Network Analysis of Ebola in Democratic Republic of Congo

Network Analysis of Ebola in Democratic Republic of Congo

Additional Investigators
Marcel Yotebieng
Joseph Tien
Marcel Yotebieng

Principal Investigators: Marcel Yotebieng, College of Public Health, Joseph Tien, Department of Mathematics

In 2014, the United Nations declared Ebola a threat to international security after West Africa saw 23,000 cases of the virus with more than 9,000 deaths. In order to make policy decisions on how to handle such outbreaks, officials need an understanding of how the virus spreads.

In this project, Marcel Yotebieng and Joseph Tien are creating mathematical models to better understand the networks through which the Ebola virus is spread. To do this, they are analyzing an outbreak that occurred from July to October 2014 in the Equateur province of the Democratic Republic of Congo, causing 69 suspected cases of the virus with 49 deaths.

Reconstruction of this network will allow the researchers to identify key network features such as contacts within the home, contacts between villages, and contacts through health care centers. This analysis will allow them to construct mathematical models that can be applied to other outbreaks, informing decisions about travel restrictions, quarantine, and vaccination campaigns.

The Ebola outbreak in Equateur province included one town and six villages with a health care center. The first case originated from eating bush meat, then spread through a funeral for the victim, infection in the hospital, and to other villages, where it was transmitted through homes.

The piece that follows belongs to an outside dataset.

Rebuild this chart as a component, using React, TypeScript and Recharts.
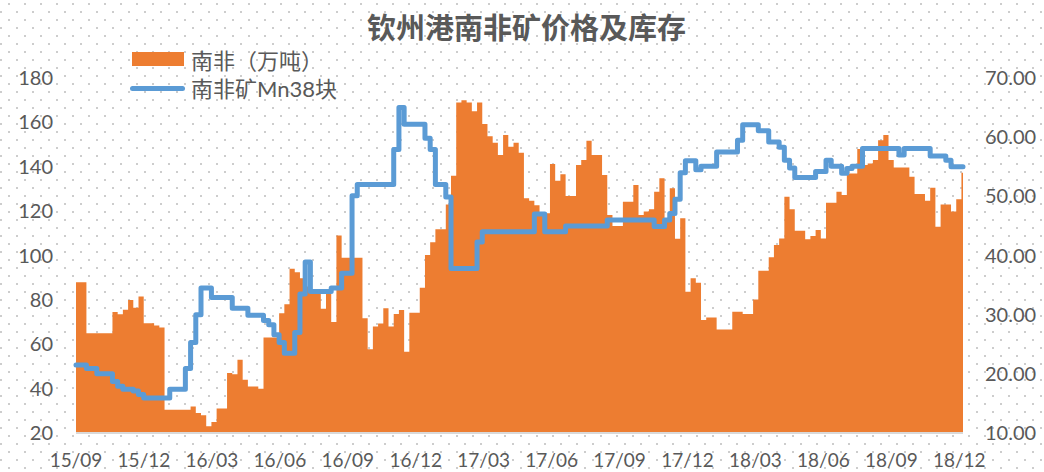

>By examining such variables as number of contacts between individuals, their occupation, age, and gender, travel between communities, contact at mass events, and common travel to the health center, Yotebieng and Tien can create mathematical models of disease transmission.

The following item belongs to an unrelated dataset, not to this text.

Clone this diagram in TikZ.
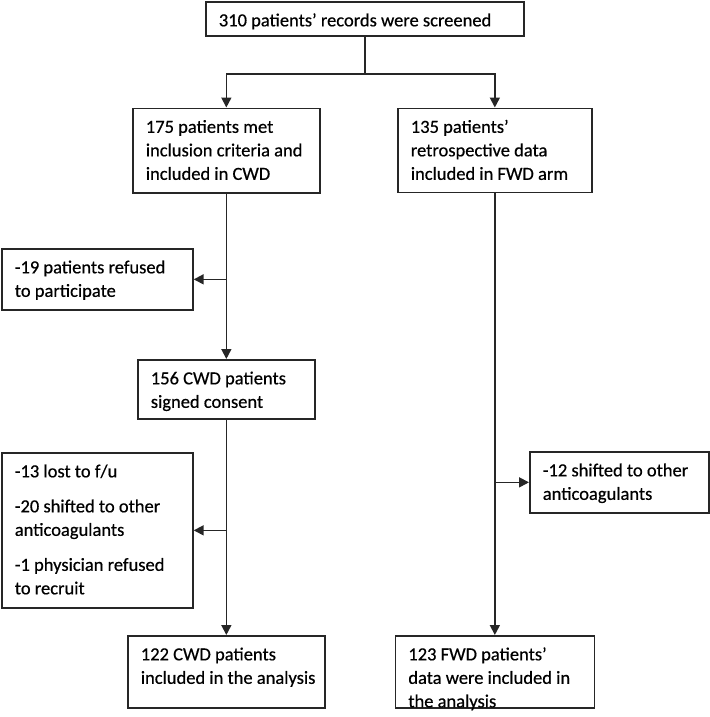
\documentclass[tikz,border=0pt]{standalone}
\usepackage{fontspec}
\setmainfont{Carlito}[FakeBold=0.5]
\usetikzlibrary{arrows.meta}
\newcommand\bx[3]{\parbox[c][#2][t]{#1}{\fontsize{18.5pt}{23.5pt}\selectfont\leftskip=13pt\rightskip=0pt plus 1fil\parindent=0pt\rule{0pt}{24.5pt}#3}}
\tikzset{
  box/.style={draw=black!85, line width=1.7pt, inner sep=0pt, anchor=north west, fill=white},
  conn/.style={draw=black!85, line width=1.7pt},
  arr/.style={conn, -{Triangle[length=10pt,width=10pt]}}
}
\begin{document}
\begin{tikzpicture}[x=1pt,y=-1pt]
\useasboundingbox (0,0) rectangle (709,717);
\node[box] (top) at (205,1) {\bx{318pt}{34pt}{310 patients’ records were screened}};
\node[box] (c1) at (132,107.5) {\bx{187pt}{84.5pt}{175 patients met\\inclusion criteria and\\included in CWD}};
\node[box] (f1) at (397,107.5) {\bx{194pt}{84pt}{135 patients’\\retrospective data\\included in FWD arm}};
\node[box] (r19) at (1,248) {\bx{191pt}{61pt}{-19 patients refused\\to participate}};
\node[box] (c2) at (137,359) {\bx{177pt}{59pt}{156 CWD patients\\signed consent}};
\node[box] (rbig) at (1,452) {\bx{191pt}{155pt}{-13 lost to f/u\\[11.5pt]-20 shifted to other\\anticoagulants\\[11.5pt]-1 physician refused\\to recruit}};
\node[box] (r12) at (529,451) {\bx{179pt}{61pt}{-12 shifted to other\\anticoagulants}};
\node[box] (c3) at (127,635) {\bx{197pt}{72pt}{122 CWD patients\\included in the analysis}};
\node[box] (f3) at (394.5,635) {\bx{199pt}{72pt}{123 FWD patients’\\data were included in\\the analysis}};
\draw[conn] (top.south) -- ++(0,37) coordinate (sp);
\draw[arr] (sp) -| (c1.north);
\draw[arr] (sp) -| (f1.north);
\draw[arr] (c1.south) -- (c2.north);
\draw[arr] (c1.south |- r19.east) -- (r19.east);
\draw[arr] (c2.south) -- (c3.north);
\draw[arr] (c2.south |- rbig.east) -- (rbig.east);
\draw[arr] (f1.south) -- (f3.north);
\draw[arr] (f1.south |- r12.west) -- (r12.west);
\end{tikzpicture}
\end{document}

Of special interest is how contact with different segments of the population changes over the course of the infection, and the role of health care workers who have heightened contact with infected people just as the disease is most transmissible.

A grant from the Mershon Center allowed Yotebieng to hire public health personnel in the DRC to collate and digitize data regarding the outbreak of Ebola in Equateur province.

This research is part of a larger study examining Ebola dynamics funded by a short-term grant from the National Science Foundation. Yotebieng and Tien will use the results to apply for long-term grants from NSF and National Institutes of Health.